While Richards has dealt with injuries all year, he had bounced back with touchdown receptions in each of Miami's last two games. Together, him and Herndon combined for 909 receiving yards and seven touchdowns this season. For an offense that had already lost star RB Mark Walton to a season-ending injury a couple months ago, the effect is devastating. RB Travis Homer has largely been excellent in replacing him. He had three straight games of 95+ yards rushing until the day after Thanksgiving, when he mustered only 12 yards on seven carries. It was a miserable day for the entire offense against Pittsburgh, best exemplified by QB Malik Rosier's 15-of-34, 187-yard, two-touchdown passing performance. Rosier, who had been the team's sparkplug all season, played so poorly that he was benched for part of the fourth quarter. His running ability would figure to take an outsized role with Herndon and Richards out, but getting past Clemson's dominant defensive front will be a tall order. He still has WR Braxton Berrios, who has been his best and most consistent wideout all year—he leads the teams in receptions, receiving yardage and receiving touchdowns. He has caught touchdowns in four of the team's last five games, including a fourth quarter strike that briefly gave Miami fans hope of a comeback against Pittsburgh.

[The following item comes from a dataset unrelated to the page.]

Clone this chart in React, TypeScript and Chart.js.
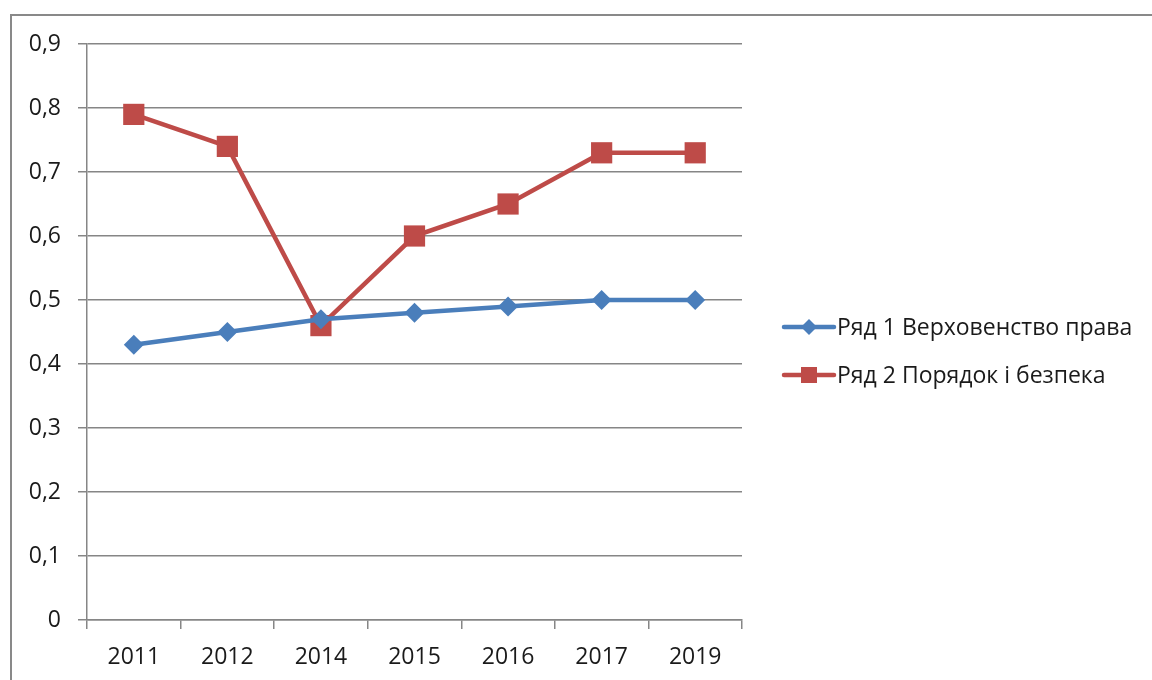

Despite having lost multiple star skill players to the NFL last spring, the Clemson offense remains potent largely thanks to an offensive line that features three first team All-ACC performers. Directing the action behind that line is QB Kelly Bryant, who has provided a poor man's version of Deshaun Watson's game this season—arguably a better runner, but a far inferior passer. He had his second biggest passing game of his season in a 34-10 destruction of rival South Carolina last week, though, completing 23 of 34 passes for two touchdowns and a pick. He's surrounded by depth and experience at both receiver and running back, something that makes the job easier for any first-year starter. WRs Deon Cain (620 yards) and Hunter Renfrow (526) are his favorite targets in the passing game. Last week Renfrow had his third career two-touchdown game, the other two coming in national title tilts against Alabama. WR Deon Cain is an occasional option in the short passing game, too, although he has not had a 50-yard receiving game since mid-September. RBs Travis Etienne and Tavien Feaster receive an essentially equal number of carries. Feaster has six rushing touchdowns while Etienne, a freshman, has 12.